Required task:
Write out every line below that includes the word "this".

Input data:
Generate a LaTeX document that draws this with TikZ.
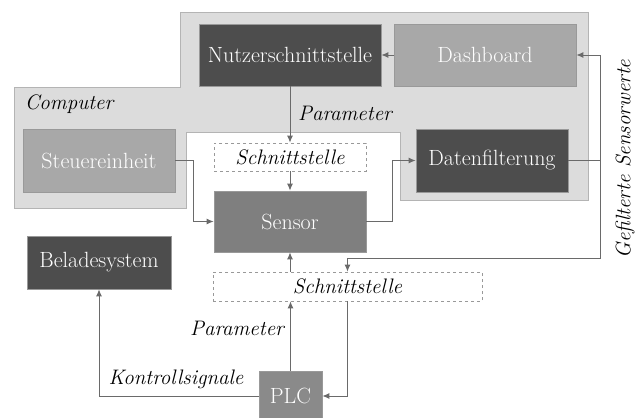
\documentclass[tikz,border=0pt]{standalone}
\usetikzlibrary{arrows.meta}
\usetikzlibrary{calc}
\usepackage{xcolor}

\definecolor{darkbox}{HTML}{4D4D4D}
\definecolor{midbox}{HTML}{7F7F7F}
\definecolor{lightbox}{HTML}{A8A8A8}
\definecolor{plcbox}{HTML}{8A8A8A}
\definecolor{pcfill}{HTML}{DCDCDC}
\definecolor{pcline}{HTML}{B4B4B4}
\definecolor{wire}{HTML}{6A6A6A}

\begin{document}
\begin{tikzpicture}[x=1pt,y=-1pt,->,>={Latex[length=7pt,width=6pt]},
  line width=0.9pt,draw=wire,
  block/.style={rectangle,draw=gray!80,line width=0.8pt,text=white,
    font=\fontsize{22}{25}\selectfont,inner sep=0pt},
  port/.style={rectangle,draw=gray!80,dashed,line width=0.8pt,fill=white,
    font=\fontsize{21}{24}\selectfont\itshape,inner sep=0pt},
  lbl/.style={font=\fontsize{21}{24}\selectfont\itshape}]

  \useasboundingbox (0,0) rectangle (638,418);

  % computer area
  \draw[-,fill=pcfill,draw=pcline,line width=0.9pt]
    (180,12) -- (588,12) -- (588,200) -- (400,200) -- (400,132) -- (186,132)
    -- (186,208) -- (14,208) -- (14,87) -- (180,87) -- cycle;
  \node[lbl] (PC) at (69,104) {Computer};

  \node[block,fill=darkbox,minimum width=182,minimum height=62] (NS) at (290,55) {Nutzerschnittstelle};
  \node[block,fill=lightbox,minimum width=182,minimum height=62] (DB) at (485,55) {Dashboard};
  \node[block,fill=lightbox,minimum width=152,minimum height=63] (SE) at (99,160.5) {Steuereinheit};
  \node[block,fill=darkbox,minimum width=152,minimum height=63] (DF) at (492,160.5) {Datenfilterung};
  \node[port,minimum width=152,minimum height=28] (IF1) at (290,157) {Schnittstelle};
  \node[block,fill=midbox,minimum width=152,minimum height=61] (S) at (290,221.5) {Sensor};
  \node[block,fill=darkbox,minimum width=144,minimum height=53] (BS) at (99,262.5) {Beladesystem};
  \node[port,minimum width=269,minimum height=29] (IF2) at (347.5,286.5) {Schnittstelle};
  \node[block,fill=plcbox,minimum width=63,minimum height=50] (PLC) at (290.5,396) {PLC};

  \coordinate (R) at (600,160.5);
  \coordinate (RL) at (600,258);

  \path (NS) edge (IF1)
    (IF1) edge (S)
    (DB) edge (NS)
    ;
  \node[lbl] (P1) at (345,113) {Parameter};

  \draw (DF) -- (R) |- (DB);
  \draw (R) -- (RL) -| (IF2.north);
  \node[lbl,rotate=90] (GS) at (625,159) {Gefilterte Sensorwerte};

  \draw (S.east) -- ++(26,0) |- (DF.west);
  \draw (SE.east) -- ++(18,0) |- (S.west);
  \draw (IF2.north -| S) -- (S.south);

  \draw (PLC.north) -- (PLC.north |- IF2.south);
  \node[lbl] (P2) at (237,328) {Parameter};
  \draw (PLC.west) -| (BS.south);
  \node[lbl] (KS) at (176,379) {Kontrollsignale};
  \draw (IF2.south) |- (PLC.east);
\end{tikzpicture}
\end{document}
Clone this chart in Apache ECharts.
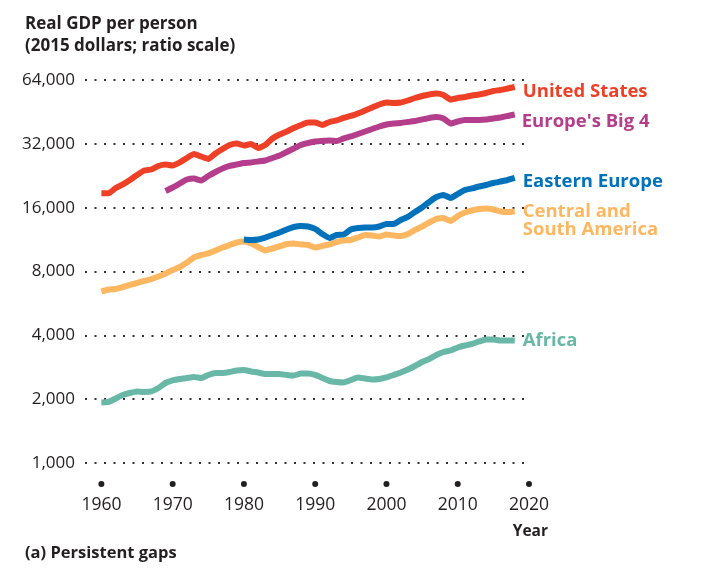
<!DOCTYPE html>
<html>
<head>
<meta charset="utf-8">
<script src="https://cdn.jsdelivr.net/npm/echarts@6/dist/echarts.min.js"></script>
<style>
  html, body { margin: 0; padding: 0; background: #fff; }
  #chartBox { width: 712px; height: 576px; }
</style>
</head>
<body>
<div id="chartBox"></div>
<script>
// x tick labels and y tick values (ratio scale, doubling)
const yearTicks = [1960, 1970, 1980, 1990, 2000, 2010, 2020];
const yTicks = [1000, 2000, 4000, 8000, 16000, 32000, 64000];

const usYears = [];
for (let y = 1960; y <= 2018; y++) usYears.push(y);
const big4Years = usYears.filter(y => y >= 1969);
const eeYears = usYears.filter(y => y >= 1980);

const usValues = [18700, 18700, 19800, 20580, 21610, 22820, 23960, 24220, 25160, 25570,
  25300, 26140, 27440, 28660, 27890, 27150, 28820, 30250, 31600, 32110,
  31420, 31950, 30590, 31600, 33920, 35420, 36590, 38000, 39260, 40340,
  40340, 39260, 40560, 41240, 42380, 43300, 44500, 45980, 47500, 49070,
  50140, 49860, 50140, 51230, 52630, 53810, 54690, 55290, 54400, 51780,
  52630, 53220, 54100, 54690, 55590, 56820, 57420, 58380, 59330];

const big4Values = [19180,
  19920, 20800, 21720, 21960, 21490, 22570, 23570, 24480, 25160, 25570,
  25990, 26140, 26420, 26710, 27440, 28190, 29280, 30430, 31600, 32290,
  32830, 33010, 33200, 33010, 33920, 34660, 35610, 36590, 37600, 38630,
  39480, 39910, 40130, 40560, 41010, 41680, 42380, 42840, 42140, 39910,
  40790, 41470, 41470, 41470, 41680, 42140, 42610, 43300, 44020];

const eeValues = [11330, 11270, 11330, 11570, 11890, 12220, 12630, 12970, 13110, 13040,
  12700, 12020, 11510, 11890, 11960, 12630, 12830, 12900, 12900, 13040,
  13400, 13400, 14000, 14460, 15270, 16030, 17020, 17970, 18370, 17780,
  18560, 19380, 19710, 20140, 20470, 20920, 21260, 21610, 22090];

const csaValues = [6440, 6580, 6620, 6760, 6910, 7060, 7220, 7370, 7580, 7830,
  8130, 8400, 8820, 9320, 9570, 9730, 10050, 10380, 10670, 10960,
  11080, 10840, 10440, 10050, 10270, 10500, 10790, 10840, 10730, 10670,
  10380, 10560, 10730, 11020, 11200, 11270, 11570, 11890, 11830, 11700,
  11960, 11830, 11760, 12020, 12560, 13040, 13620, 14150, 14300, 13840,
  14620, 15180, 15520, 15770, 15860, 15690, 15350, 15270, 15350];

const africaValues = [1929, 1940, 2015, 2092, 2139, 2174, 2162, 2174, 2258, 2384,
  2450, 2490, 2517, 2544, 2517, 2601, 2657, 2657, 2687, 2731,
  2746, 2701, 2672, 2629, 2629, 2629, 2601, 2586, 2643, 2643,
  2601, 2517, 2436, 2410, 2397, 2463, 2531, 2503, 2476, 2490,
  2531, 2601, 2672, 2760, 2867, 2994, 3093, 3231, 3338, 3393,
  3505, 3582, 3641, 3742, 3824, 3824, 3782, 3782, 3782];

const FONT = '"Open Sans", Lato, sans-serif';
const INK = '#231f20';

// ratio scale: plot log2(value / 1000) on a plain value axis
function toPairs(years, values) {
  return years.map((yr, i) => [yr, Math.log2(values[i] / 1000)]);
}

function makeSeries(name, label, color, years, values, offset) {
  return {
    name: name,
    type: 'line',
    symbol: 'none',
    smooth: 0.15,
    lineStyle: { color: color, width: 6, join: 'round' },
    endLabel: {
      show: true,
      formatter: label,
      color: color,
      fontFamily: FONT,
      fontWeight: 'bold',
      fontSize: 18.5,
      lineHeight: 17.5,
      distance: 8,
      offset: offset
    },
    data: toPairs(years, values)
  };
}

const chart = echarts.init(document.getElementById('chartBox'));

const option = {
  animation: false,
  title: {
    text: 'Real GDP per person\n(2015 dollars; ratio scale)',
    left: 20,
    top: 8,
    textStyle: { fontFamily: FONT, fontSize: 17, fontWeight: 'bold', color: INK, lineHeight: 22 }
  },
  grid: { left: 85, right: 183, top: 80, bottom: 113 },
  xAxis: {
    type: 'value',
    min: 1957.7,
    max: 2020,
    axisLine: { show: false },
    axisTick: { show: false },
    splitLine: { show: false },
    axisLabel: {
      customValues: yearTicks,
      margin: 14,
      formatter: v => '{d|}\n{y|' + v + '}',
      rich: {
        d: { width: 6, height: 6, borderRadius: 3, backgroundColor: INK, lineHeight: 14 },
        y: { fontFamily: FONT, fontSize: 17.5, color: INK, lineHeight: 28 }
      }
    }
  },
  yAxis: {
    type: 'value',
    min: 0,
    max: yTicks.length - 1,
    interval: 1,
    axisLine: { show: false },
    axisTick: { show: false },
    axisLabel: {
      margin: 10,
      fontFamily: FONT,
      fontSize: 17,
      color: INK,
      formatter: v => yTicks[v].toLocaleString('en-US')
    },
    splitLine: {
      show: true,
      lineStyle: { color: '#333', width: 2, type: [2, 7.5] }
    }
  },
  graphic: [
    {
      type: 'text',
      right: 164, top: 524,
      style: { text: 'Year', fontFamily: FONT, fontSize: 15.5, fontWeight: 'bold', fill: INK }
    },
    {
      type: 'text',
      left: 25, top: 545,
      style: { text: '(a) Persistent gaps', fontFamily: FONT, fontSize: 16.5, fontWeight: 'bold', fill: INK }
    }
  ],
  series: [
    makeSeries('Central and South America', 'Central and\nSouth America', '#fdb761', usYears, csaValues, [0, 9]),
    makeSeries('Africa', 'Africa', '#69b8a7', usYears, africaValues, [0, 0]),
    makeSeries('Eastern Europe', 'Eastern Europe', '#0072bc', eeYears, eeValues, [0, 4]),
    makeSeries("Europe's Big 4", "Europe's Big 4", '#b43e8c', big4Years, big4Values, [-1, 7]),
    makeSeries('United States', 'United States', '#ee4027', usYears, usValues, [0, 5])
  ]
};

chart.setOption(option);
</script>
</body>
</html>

Solved exercise:
Generate a LaTeX document that draws this with TikZ.
Clone this chart in Apache ECharts.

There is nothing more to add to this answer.